When a tornado comes blowing through, you can sit vulnerable in a flimsy wooden box, or you can be like a turtle, pulling its head and limbs into its impervious shell. Turtles were among the inspirations for a tornado-proof suburb concept by Ted Givens of 10 Design in Hong Kong. Entitled ‘Erupting Stability’, the concept explores ways to apply kinetic design to architecture to provide safe shelter in unsafe environments.
Assessing the damaging forces of tornadoes and high-velocity winds, 10 Design created a plan for a neighborhood that features futuristic pod-like homes that descend into the ground when threatening storms approach.
The homes are on hydraulic levers that help the homes descend into the ground and re-emerge when the danger is past. According to Givens, enabling a house to respond to its environment is somewhere “between garage doors, flowers, and the survival mentality of a turtle.”
The hydraulic levers also control the outer skin of the buildings, which can change in response to environmental conditions like high-speed winds. Acting as a passive weather barrier, it consists of clear insulation between two layers of kevlar that allow light to penetrate into the interior spaces.
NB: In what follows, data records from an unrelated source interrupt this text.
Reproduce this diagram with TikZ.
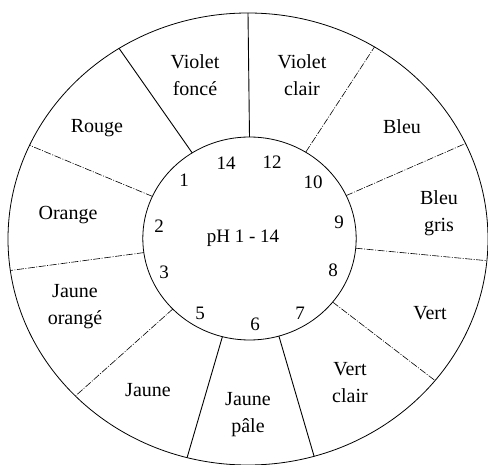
\documentclass[tikz,border=0pt]{standalone}
\usepackage{fontspec}
\setmainfont{Liberation Serif}
\usetikzlibrary{positioning}

\begin{document}
\begin{tikzpicture}[x=1pt, y=-1pt,
  rim/.style={line width=0.8pt},
  spoke/.style={line width=0.9pt},
  faint/.style={line width=0.6pt, dash pattern=on 7pt off 1.5pt on 1pt off 1.5pt},
  colour/.style={align=center, font=\fontsize{20}{27}\selectfont, inner sep=0pt},
  ph/.style={font=\fontsize{19}{22}\selectfont, inner sep=0pt},
  ]
  \useasboundingbox (0,0) rectangle (488,465);

  % the two rings
  \coordinate (oc) at (248,239);
  \coordinate (ic) at (249.5,238.5);
  \draw[rim] (oc) ellipse [x radius=240, y radius=226];
  \draw[rim] (ic) ellipse [x radius=106.7, y radius=101.5];

  % dividers between the colours
  \draw[spoke] (249.5,137) -- (248,13);
  \draw[spoke] (192.2,152.9) -- (119.1,48.4);
  \draw[faint] (152.4,196.4) -- (29.6,145.3);
  \draw[faint] (143.8,252.6) -- (10.3,270.5);
  \draw[faint] (172.8,309.0) -- (75.4,396.0);
  \draw[spoke] (222.4,336.7) -- (187.1,457.6);
  \draw[spoke] (278.9,336.1) -- (314.1,456.3);
  \draw[faint] (332.7,302.1) -- (435.1,380.6);
  \draw[faint] (355.7,248.2) -- (486.9,260.7);
  \draw[faint] (346.2,195.6) -- (465.5,143.5);
  \draw[faint] (305.7,152.2) -- (374.5,46.9);

  % colours
  \node[colour] (vfonce) at (195,75) {Violet\\foncé};
  \node[colour] (vclair) at (302,75) {Violet\\clair};
  \node[colour] (bleu) at (402,127) {Bleu};
  \node[colour] (bgris) at (439,213) {Bleu\\gris};
  \node[colour] (vert) at (430,313) {Vert};
  \node[colour] (vtclair) at (350,383) {Vert\\clair};
  \node[colour] (jpale) at (248,415) {Jaune\\pâle};
  \node[colour] (jaune) at (148,390) {Jaune};
  \node[colour] (jorange) at (75,307) {Jaune\\orangé};
  \node[colour] (orange) at (68,215) {Orange};
  \node[colour] (rouge) at (97,128) {Rouge};

  % pH scale
  \node[ph] (centre) at (243,238) {pH 1 - 14};
  \node[ph] (p14) at (226,163) {14};
  \node[ph] (p12) at (272,162) {12};
  \node[ph] (p1) at (184,180) {1};
  \node[ph] (p10) at (313,182) {10};
  \node[ph] (p2) at (159,226) {2};
  \node[ph] (p9) at (339,222) {9};
  \node[ph] (p3) at (164,272) {3};
  \node[ph] (p8) at (333,270) {8};
  \node[ph] (p5) at (200,313) {5};
  \node[ph] (p7) at (300,313) {7};
  \node[ph] (p6) at (255,324) {6};
\end{tikzpicture}
\end{document}
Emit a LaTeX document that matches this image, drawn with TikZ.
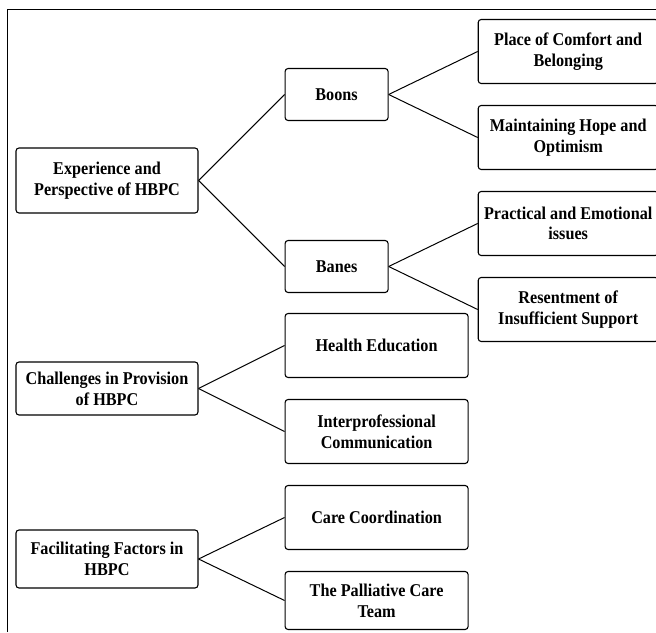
\documentclass[tikz,border=0pt]{standalone}
\usepackage{fontspec}
\setmainfont{Liberation Serif}[FakeStretch=0.9]
\usetikzlibrary{arrows}

\newcommand{\boxfont}{\fontsize{18}{20.7}\selectfont\bfseries}

\tikzset{
  theme/.style={draw, rounded corners=3pt, line width=1.1pt, align=center,
    inner sep=0pt, minimum width=182pt, minimum height=65pt, font=\boxfont},
  topic/.style={theme, minimum width=103pt, minimum height=52pt},
  subtopic/.style={theme, minimum width=180pt, minimum height=64pt},
  midtopic/.style={theme, minimum width=183pt, minimum height=64pt},
}

\begin{document}
\begin{tikzpicture}[x=1pt, y=1pt,
    grow'=right, growth parent anchor=east,
    parent anchor=east, child anchor=west,
    every child node/.style={anchor=west},
    edge from parent/.style={draw, line width=1pt}]
  \useasboundingbox (0,0) rectangle (656,632);
  \draw[line width=1pt] (7,0) -- (7,622) -- (656,622);

  \node[theme] (exp) at (107,451.5) {Experience and\\Perspective of HBPC}
    [level 1/.style={sibling distance=172pt, level distance=86pt},
     level 2/.style={sibling distance=86pt, level distance=89pt}]
    child{node[topic] (boons) {Boons}
      child{node[subtopic] (comfort) {Place of Comfort and\\Belonging}}
      child{node[subtopic] (hope) {Maintaining Hope and\\Optimism}}
    }
    child{node[topic] (banes) {Banes}
      child{node[subtopic] (issues) {Practical and Emotional\\issues}}
      child{node[subtopic] (resent) {Resentment of\\Insufficient Support}}
    };

  \node[theme, minimum height=53pt] (chall) at (107,243.5) {Challenges in Provision\\of HBPC}
    [level 1/.style={sibling distance=86pt, level distance=86pt}]
    child{node[midtopic] (health) {Health Education}}
    child{node[midtopic] (interprof) {Interprofessional\\Communication}};

  \node[theme, minimum height=58pt] (facil) at (107,73) {Facilitating Factors in\\HBPC}
    [level 1/.style={sibling distance=83pt, level distance=86pt}]
    child{node[midtopic] (coord) {Care Coordination}}
    child{node[midtopic, minimum height=58pt] (team) {The Palliative Care\\Team}};
\end{tikzpicture}
\end{document}
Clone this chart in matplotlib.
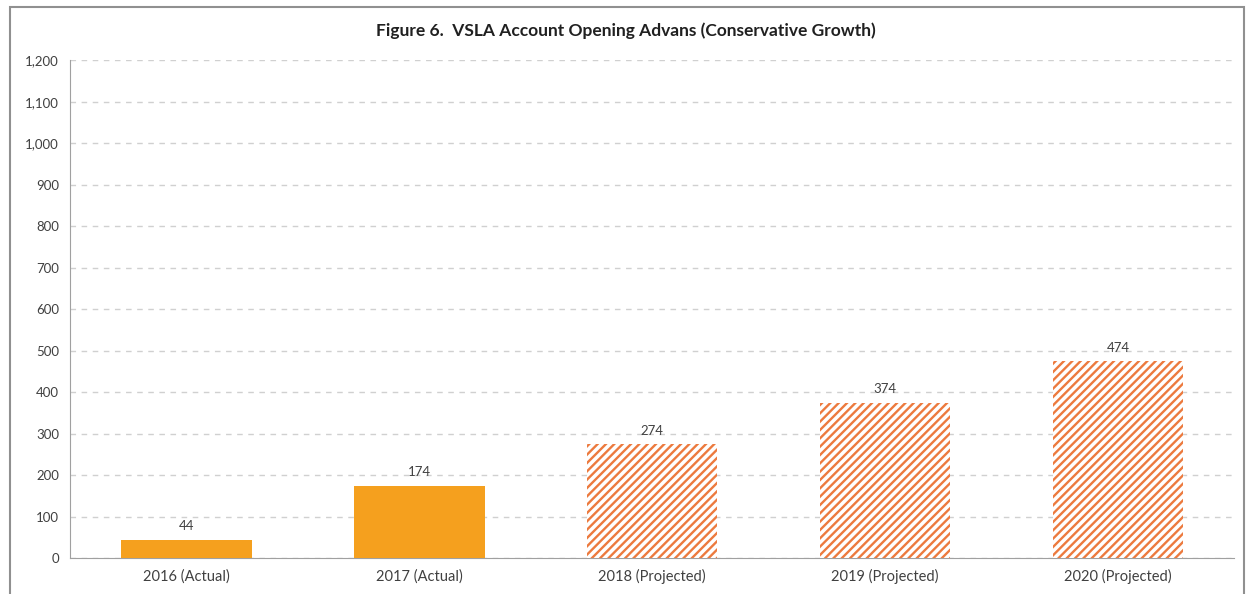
import matplotlib
matplotlib.use("Agg")
import matplotlib.pyplot as plt
from matplotlib.patches import Rectangle

# data
categories = ["2016 (Actual)", "2017 (Actual)", "2018 (Projected)", "2019 (Projected)", "2020 (Projected)"]
values = [44, 174, 274, 374, 474]
projected = [False, False, True, True, True]
yticks = list(range(0, 1201, 100))

plt.rcParams['font.family'] = ['Lato', 'DejaVu Sans']
plt.rcParams['hatch.linewidth'] = 1.7
plt.rcParams['hatch.color'] = '#EC7A3E'

fig = plt.figure(figsize=(12.52, 5.94), dpi=100)
ax = fig.add_axes([0.056, 0.0606, 0.93, 0.838])

x = list(range(len(categories)))
for i, (v, p) in enumerate(zip(values, projected)):
    if p:
        ax.bar(i, v, width=0.56, color='white', edgecolor='#EC7A3E', hatch='////', linewidth=0, zorder=3)
    else:
        ax.bar(i, v, width=0.56, color='#F5A01E', linewidth=0, zorder=3)
    ax.text(i, v + 18, str(v), ha='center', va='bottom', fontsize=9.5, color='#404040')

ax.set_xlim(-0.5, len(categories) - 0.5)
ax.set_ylim(0, 1200)
ax.set_yticks(yticks)
ax.set_yticklabels(["{:,}".format(t) for t in yticks])
ax.set_xticks(x)
ax.set_xticklabels(categories)
ax.tick_params(axis='both', length=0, labelsize=9.5, colors='#404040', pad=8)
ax.tick_params(axis='x', labelsize=10.5)
ax.yaxis.grid(True, linestyle=(0, (4, 4)), color='#D0D0D0', linewidth=1)
ax.set_axisbelow(True)
for s in ['top', 'right']:
    ax.spines[s].set_visible(False)
ax.spines['left'].set_color('#A0A0A0')
ax.spines['bottom'].set_color('#A0A0A0')

fig.text(0.5, 0.948, "Figure 6.  VSLA Account Opening Advans (Conservative Growth)",
         ha='center', va='center', fontsize=12.5, fontweight='bold', color='#202020')

# outer border
fig.patches.append(Rectangle((0.008, -0.01), 0.986, 0.998, transform=fig.transFigure,
                             fill=False, edgecolor='#909090', linewidth=1.5))

fig.savefig('out.png', dpi=100)
plt.close()
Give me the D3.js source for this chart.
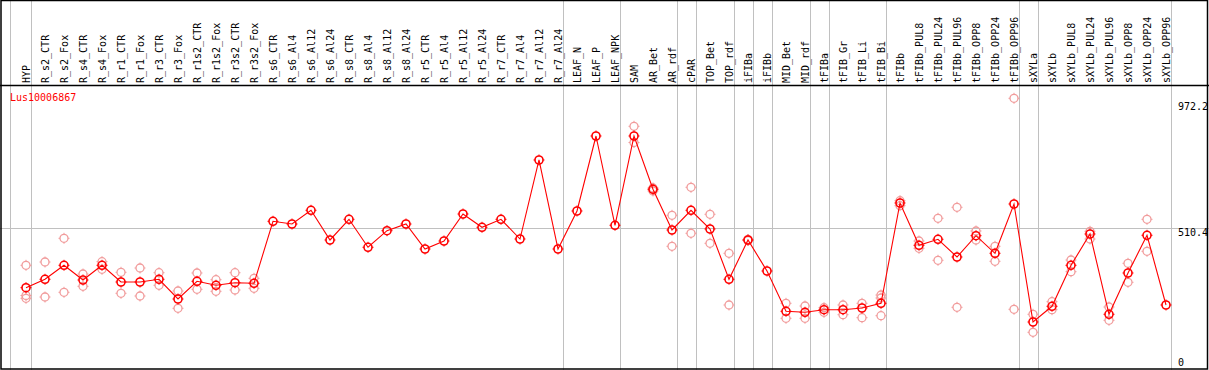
<!DOCTYPE html>
<html>
<head>
<meta charset="utf-8">
<script src="https://cdn.jsdelivr.net/npm/d3@7"></script>
<style>
  body { margin: 0; background: #fff; }
  svg { display: block; }
  text { font-family: "DejaVu Sans Mono", monospace; font-size: 10px; }
</style>
</head>
<body>
<svg class="chart" width="1209" height="370"></svg>
<script>
const geneName = `Lus10006867`;

const samples = [`HYP`, `R_s2_CTR`, `R_s2_Fox`, `R_s4_CTR`, `R_s4_Fox`, `R_r1_CTR`, `R_r1_Fox`, `R_r3_CTR`, `R_r3_Fox`,
  `R_r1s2_CTR`, `R_r1s2_Fox`, `R_r3s2_CTR`, `R_r3s2_Fox`, `R_s6_CTR`, `R_s6_Al4`, `R_s6_Al12`, `R_s6_Al24`,
  `R_s8_CTR`, `R_s8_Al4`, `R_s8_Al12`, `R_s8_Al24`, `R_r5_CTR`, `R_r5_Al4`, `R_r5_Al12`, `R_r5_Al24`,
  `R_r7_CTR`, `R_r7_Al4`, `R_r7_Al12`, `R_r7_Al24`, `LEAF_N`, `LEAF_P`, `LEAF_NPK`, `SAM`, `AR_Bet`, `AR_rdf`,
  `cPAR`, `TOP_Bet`, `TOP_rdf`, `iFIBa`, `iFIBb`, `MID_Bet`, `MID_rdf`, `tFIBa`, `tFIB_Gr`, `tFIB_Li`, `tFIB_Bi`,
  `tFIBb`, `tFIBb_PUL8`, `tFIBb_PUL24`, `tFIBb_PUL96`, `tFIBb_OPP8`, `tFIBb_OPP24`, `tFIBb_OPP96`,
  `sXYLa`, `sXYLb`, `sXYLb_PUL8`, `sXYLb_PUL24`, `sXYLb_PUL96`, `sXYLb_OPP8`, `sXYLb_OPP24`, `sXYLb_OPP96`];

// last sample of every tissue group (grey separator drawn after it)
const groupEnds = [`HYP`, `R_r7_Al24`, `LEAF_NPK`, `AR_rdf`, `cPAR`, `TOP_rdf`, `iFIBa`, `iFIBb`,
  `MID_rdf`, `tFIBa`, `tFIB_Bi`, `tFIBb_OPP96`, `sXYLa`, `sXYLb_OPP96`];

const means = [299.5, 329.3, 379.0, 326.8, 379.0, 319.7, 319.7, 329.3, 259.3, 322.2, 308.0, 317.2, 315.1,
  535.3, 525.7, 574.4, 468.9, 542.4, 443.0, 501.9, 525.7, 436.9, 465.3, 561.2, 514.0, 542.4, 472.4, 753.1, 436.9,
  571.9, 838.3, 521.1, 838.3, 649.0, 504.4, 574.4, 508.0, 329.3, 468.9, 358.8, 215.6, 212.1, 221.3, 221.3, 227.3,
  244.0, 600.3, 450.1, 471.4, 408.5, 484.2, 421.6, 596.8, 177.6, 233.4, 379.0, 490.2, 205.0, 351.7, 485.6, 238.0];

const replicates = [
  [379.0, 271.7, 261.8], [390.7, 266.4], [474.9, 283.1], [348.1, 304.4], [391.8, 364.8], [354.2, 279.6],
  [369.4, 270.0], [352.7, 308.0], [287.7, 226.3], [351.7, 293.8], [327.9, 286.7], [352.7, 291.3], [332.8, 297.3],
  [], [], [], [], [], [], [], [], [], [], [], [], [], [], [], [], [], [], [],
  [872.8, 815.2], [653.6, 643.0], [556.6, 446.5], [656.1, 492.7], [560.2, 457.2], [421.6, 238.0],
  [470.7, 467.0], [], [244.0, 190.8], [234.4, 190.8], [228.4, 212.1], [238.0, 203.5], [244.0, 192.9],
  [273.5, 262.9, 200.0], [608.5, 590.7], [465.3, 439.4], [546.0, 396.8], [585.0, 229.8], [500.9, 468.9],
  [446.5, 393.2], [972.2, 222.7], [205.0, 141.0], [249.7, 221.3], [397.8, 356.3], [499.8, 472.4],
  [230.9, 183.6], [386.1, 318.6], [542.4, 428.8], []];

const yTicks = [972.2, 510.4, 0];

const width = 1209;
const height = 370;
const headerY = 85;

const svg = d3.select(`.chart`);

const x = d3.scalePoint()
  .domain(samples)
  .range([26, 26 + 19 * (samples.length - 1)]);

const y = d3.scaleLinear()
  .domain([0, 972.2])
  .range([372, 98.3]);

// grey separators
svg.append(`line`)
  .attr(`x1`, 10.5).attr(`x2`, 10.5)
  .attr(`y1`, 0).attr(`y2`, height)
  .attr(`stroke`, `#c0c0c0`);

svg.selectAll(`.sep`)
  .data(groupEnds)
  .enter().append(`line`)
  .attr(`class`, `sep`)
  .attr(`x1`, d => Math.round(x(d) + 4.7) + .5)
  .attr(`x2`, d => Math.round(x(d) + 4.7) + .5)
  .attr(`y1`, 0)
  .attr(`y2`, height)
  .attr(`stroke`, `#c0c0c0`);

// middle grid line
svg.append(`line`)
  .attr(`x1`, 0).attr(`x2`, width)
  .attr(`y1`, Math.round(y(510.4)) + .5)
  .attr(`y2`, Math.round(y(510.4)) + .5)
  .attr(`stroke`, `#c0c0c0`);

// frame
svg.append(`rect`)
  .attr(`x`, 1).attr(`y`, .5)
  .attr(`width`, width - 2.5).attr(`height`, height - 1.5)
  .attr(`fill`, `none`)
  .attr(`stroke`, `black`)
  .attr(`stroke-width`, 1.5);

svg.append(`line`)
  .attr(`x1`, 0).attr(`x2`, width)
  .attr(`y1`, headerY + .5).attr(`y2`, headerY + .5)
  .attr(`stroke`, `black`)
  .attr(`stroke-width`, 1.5);

// sample labels
svg.selectAll(`.label`)
  .data(samples)
  .enter().append(`text`)
  .attr(`class`, `label`)
  .attr(`transform`, d => `translate(${x(d) + 3.5},${headerY - 2}) rotate(-90)`)
  .attr(`fill`, `black`)
  .text(d => d);

// y labels
svg.selectAll(`.ytick`)
  .data(yTicks)
  .enter().append(`text`)
  .attr(`class`, `ytick`)
  .attr(`x`, 1178)
  .attr(`y`, d => Math.min(Math.max(y(d), 103), 359))
  .attr(`dominant-baseline`, `hanging`)
  .attr(`fill`, `black`)
  .text(d => d);

svg.append(`text`)
  .attr(`x`, 10)
  .attr(`y`, 101)
  .attr(`fill`, `red`)
  .text(geneName);

const ticks = `M0,-5.5V-4M0,4V5.5M-5.5,0H-4M4,0H5.5`;

const marker = (sel, color, sw) => {
  sel.append(`circle`)
    .attr(`r`, 4)
    .attr(`fill`, `none`)
    .attr(`stroke`, color)
    .attr(`stroke-width`, sw);
  sel.append(`path`)
    .attr(`d`, ticks)
    .attr(`stroke`, color)
    .attr(`stroke-width`, 1);
};

// replicate points
const reps = [];
replicates.forEach((r, i) => r.forEach(v => reps.push({sample: samples[i], value: v})));

svg.selectAll(`.rep`)
  .data(reps)
  .enter().append(`g`)
  .attr(`class`, `rep`)
  .attr(`transform`, d => `translate(${x(d.sample)},${y(d.value)})`)
  .call(marker, `#f19c9c`, 1.3);

// mean line
const line = d3.line()
  .x((d, i) => x(samples[i]))
  .y(d => y(d));

svg.append(`path`)
  .datum(means)
  .attr(`d`, line)
  .attr(`fill`, `none`)
  .attr(`stroke`, `red`)
  .attr(`stroke-width`, 1.1);

svg.selectAll(`.mean`)
  .data(means)
  .enter().append(`g`)
  .attr(`class`, `mean`)
  .attr(`transform`, (d, i) => `translate(${x(samples[i])},${y(d)})`)
  .call(marker, `red`, 1.6);
</script>
</body>
</html>
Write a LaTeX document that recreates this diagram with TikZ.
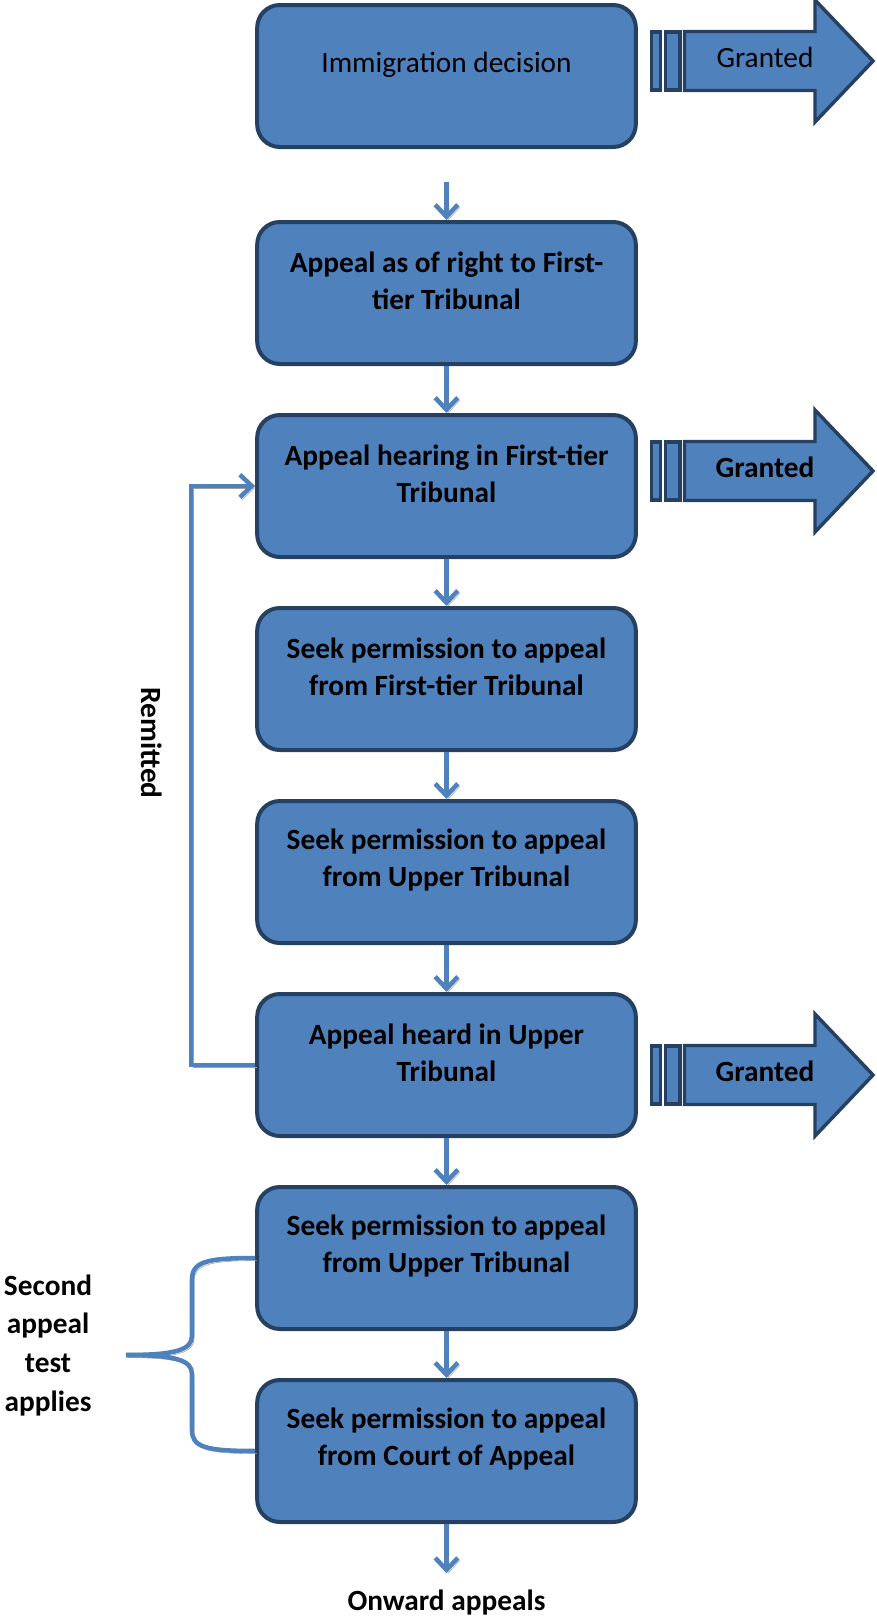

The response of the building itself and the entire neighborhood – which can collapse in seconds in response to warning sirens indicating extreme weather threats – is designed to mimic the way a living organism reacts in the same situation. The community has a collective response, behaving as a singular organism, passively protecting itself from harm. Givens is currently developing a prototype in collaboration with a group of ship builders.